§ Instruction: From the first line of the listing below to the line with "1.935, 1.945, 1.933]", print each line exactly, and nothing more. Leave out the pictures.

# # # # # # #

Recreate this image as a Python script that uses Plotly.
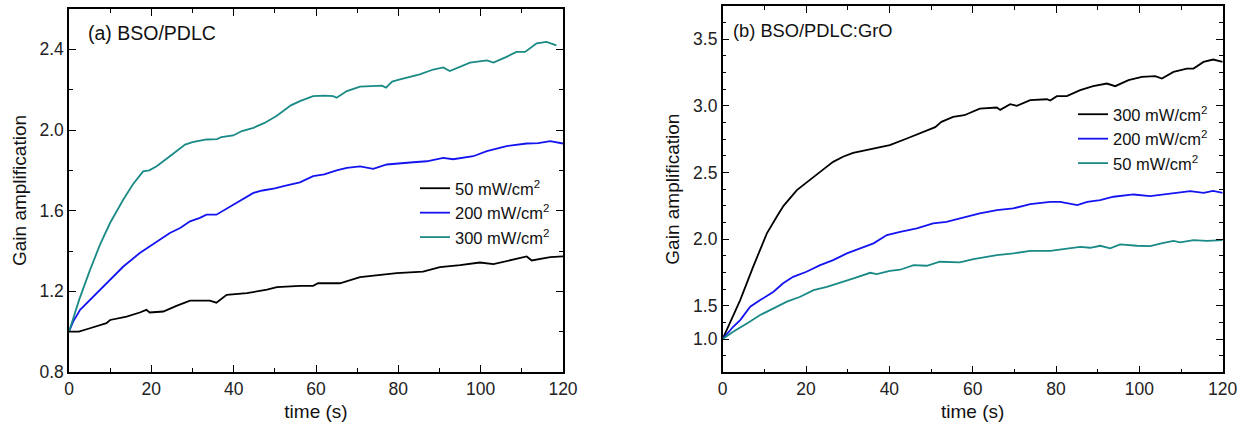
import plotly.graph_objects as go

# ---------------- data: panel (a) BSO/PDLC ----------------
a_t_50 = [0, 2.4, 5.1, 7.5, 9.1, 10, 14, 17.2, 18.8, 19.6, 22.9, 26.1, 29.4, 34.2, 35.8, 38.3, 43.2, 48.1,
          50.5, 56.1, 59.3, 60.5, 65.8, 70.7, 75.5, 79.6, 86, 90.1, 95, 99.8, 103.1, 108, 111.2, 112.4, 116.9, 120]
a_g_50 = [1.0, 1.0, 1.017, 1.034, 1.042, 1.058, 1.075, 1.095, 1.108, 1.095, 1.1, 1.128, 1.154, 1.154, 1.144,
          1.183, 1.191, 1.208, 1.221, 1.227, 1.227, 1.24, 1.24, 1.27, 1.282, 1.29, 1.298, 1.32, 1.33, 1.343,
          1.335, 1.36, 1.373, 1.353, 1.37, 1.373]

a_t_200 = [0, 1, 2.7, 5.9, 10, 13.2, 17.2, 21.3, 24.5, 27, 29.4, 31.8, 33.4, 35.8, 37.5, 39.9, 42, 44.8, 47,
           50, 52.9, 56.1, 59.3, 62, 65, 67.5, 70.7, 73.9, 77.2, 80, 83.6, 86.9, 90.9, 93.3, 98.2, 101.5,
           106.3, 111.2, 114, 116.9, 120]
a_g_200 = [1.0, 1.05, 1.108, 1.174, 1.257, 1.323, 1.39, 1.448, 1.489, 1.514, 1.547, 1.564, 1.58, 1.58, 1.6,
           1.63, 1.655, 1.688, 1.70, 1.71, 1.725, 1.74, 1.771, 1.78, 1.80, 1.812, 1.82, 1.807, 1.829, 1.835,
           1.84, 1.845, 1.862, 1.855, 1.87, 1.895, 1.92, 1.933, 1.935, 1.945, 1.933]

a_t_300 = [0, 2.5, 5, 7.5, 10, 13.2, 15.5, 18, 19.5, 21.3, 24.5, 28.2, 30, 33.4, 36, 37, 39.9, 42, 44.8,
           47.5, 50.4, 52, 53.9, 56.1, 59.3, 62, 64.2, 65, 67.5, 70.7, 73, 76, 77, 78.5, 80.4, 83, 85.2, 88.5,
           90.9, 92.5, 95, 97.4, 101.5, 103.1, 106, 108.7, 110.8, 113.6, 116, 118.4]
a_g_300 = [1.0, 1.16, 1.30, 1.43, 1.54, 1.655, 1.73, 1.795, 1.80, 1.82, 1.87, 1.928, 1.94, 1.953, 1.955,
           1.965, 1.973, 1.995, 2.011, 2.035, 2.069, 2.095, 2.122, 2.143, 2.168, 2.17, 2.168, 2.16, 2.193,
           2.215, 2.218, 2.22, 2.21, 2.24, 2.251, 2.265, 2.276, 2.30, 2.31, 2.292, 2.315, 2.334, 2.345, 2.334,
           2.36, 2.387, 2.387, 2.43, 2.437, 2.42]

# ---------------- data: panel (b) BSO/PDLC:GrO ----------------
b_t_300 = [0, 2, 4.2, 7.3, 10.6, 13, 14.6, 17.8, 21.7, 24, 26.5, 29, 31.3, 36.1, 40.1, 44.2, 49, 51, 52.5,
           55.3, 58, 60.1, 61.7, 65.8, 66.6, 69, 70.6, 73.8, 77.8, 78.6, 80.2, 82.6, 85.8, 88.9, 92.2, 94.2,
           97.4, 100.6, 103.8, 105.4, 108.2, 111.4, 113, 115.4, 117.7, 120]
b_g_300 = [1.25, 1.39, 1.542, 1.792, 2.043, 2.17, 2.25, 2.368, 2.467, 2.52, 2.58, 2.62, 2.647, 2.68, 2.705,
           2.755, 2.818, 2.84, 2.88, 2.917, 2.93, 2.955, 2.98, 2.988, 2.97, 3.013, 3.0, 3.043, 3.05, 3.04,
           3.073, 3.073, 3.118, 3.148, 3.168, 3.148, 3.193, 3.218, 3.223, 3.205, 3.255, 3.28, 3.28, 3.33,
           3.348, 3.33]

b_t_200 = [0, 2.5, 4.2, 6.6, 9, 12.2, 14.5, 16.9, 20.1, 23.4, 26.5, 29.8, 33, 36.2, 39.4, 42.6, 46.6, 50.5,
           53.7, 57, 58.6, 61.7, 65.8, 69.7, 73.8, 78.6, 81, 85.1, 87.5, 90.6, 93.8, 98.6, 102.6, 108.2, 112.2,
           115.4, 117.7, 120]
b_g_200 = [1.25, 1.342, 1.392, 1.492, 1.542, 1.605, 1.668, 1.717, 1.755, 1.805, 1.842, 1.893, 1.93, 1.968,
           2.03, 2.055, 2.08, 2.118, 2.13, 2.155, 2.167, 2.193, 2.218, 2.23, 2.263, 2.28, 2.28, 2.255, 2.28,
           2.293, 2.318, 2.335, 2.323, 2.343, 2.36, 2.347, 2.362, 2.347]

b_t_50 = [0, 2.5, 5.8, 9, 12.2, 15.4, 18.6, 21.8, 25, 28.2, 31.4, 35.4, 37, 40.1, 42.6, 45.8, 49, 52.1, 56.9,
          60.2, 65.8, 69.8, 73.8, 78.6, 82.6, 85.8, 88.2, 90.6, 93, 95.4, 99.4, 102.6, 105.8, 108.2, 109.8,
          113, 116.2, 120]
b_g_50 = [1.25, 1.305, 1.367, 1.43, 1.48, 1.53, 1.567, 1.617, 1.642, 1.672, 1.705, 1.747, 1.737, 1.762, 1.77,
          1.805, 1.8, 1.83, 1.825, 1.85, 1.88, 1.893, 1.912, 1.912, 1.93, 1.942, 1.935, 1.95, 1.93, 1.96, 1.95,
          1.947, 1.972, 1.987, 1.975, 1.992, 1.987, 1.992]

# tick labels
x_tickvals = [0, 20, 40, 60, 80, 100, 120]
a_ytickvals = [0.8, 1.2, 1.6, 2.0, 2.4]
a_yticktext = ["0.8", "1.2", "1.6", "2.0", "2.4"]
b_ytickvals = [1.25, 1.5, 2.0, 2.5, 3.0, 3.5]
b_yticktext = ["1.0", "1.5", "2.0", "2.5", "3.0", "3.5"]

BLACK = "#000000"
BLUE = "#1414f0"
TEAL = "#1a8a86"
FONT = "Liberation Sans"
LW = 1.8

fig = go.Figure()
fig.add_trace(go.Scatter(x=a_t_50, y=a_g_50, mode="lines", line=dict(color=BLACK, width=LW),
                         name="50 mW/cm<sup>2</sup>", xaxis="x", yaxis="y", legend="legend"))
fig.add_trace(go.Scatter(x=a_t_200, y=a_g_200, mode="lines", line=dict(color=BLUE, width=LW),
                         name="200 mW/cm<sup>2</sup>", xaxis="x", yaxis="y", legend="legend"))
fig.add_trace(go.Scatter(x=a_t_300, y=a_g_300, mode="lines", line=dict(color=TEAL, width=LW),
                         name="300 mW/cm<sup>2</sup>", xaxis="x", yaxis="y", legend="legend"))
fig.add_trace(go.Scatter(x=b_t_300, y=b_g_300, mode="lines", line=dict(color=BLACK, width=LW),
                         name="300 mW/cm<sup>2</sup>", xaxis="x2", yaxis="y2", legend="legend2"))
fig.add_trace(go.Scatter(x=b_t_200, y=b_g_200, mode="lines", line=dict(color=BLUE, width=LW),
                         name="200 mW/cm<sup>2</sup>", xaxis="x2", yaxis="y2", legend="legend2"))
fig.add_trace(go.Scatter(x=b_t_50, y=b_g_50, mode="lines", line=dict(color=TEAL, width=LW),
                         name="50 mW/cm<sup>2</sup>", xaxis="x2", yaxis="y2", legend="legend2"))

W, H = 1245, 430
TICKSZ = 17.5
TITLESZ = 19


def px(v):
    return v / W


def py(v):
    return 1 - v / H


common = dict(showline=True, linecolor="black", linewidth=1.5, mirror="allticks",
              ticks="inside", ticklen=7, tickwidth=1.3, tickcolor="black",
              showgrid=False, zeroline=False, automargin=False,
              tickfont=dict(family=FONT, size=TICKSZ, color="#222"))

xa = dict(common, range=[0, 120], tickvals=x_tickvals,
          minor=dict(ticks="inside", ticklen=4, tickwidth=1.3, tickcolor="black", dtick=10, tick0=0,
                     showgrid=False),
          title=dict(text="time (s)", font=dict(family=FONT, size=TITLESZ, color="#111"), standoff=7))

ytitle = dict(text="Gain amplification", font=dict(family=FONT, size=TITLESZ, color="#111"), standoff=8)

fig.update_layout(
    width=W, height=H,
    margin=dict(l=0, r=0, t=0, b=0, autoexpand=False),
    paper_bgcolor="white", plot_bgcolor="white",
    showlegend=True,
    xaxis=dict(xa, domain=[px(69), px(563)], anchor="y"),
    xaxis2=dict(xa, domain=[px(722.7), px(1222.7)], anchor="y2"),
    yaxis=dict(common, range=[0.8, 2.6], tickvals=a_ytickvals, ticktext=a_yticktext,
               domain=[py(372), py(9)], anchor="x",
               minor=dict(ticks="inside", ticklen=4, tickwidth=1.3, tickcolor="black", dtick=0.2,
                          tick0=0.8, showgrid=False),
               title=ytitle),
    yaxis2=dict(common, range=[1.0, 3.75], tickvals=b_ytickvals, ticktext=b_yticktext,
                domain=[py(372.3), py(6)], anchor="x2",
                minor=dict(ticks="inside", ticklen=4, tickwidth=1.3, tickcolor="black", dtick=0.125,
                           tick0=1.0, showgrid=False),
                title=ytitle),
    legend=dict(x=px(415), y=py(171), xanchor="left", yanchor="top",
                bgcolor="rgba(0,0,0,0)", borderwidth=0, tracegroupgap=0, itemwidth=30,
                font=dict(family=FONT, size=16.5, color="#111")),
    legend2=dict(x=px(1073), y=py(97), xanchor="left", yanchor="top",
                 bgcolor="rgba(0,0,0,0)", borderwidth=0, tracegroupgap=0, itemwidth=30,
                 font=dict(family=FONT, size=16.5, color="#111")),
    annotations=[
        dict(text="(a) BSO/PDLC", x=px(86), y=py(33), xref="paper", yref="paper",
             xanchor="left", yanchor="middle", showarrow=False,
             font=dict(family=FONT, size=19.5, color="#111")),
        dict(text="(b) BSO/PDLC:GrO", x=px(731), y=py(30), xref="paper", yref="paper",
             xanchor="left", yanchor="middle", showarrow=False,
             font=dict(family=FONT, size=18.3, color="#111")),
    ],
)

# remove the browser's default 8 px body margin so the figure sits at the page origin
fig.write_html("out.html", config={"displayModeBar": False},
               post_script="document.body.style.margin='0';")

# # # # # # #

§ Result below:
Recreate this image as a Python script that uses Plotly.
import plotly.graph_objects as go

# ---------------- data: panel (a) BSO/PDLC ----------------
a_t_50 = [0, 2.4, 5.1, 7.5, 9.1, 10, 14, 17.2, 18.8, 19.6, 22.9, 26.1, 29.4, 34.2, 35.8, 38.3, 43.2, 48.1,
          50.5, 56.1, 59.3, 60.5, 65.8, 70.7, 75.5, 79.6, 86, 90.1, 95, 99.8, 103.1, 108, 111.2, 112.4, 116.9, 120]
a_g_50 = [1.0, 1.0, 1.017, 1.034, 1.042, 1.058, 1.075, 1.095, 1.108, 1.095, 1.1, 1.128, 1.154, 1.154, 1.144,
          1.183, 1.191, 1.208, 1.221, 1.227, 1.227, 1.24, 1.24, 1.27, 1.282, 1.29, 1.298, 1.32, 1.33, 1.343,
          1.335, 1.36, 1.373, 1.353, 1.37, 1.373]

a_t_200 = [0, 1, 2.7, 5.9, 10, 13.2, 17.2, 21.3, 24.5, 27, 29.4, 31.8, 33.4, 35.8, 37.5, 39.9, 42, 44.8, 47,
           50, 52.9, 56.1, 59.3, 62, 65, 67.5, 70.7, 73.9, 77.2, 80, 83.6, 86.9, 90.9, 93.3, 98.2, 101.5,
           106.3, 111.2, 114, 116.9, 120]
a_g_200 = [1.0, 1.05, 1.108, 1.174, 1.257, 1.323, 1.39, 1.448, 1.489, 1.514, 1.547, 1.564, 1.58, 1.58, 1.6,
           1.63, 1.655, 1.688, 1.70, 1.71, 1.725, 1.74, 1.771, 1.78, 1.80, 1.812, 1.82, 1.807, 1.829, 1.835,
           1.84, 1.845, 1.862, 1.855, 1.87, 1.895, 1.92, 1.933, 1.935, 1.945, 1.933]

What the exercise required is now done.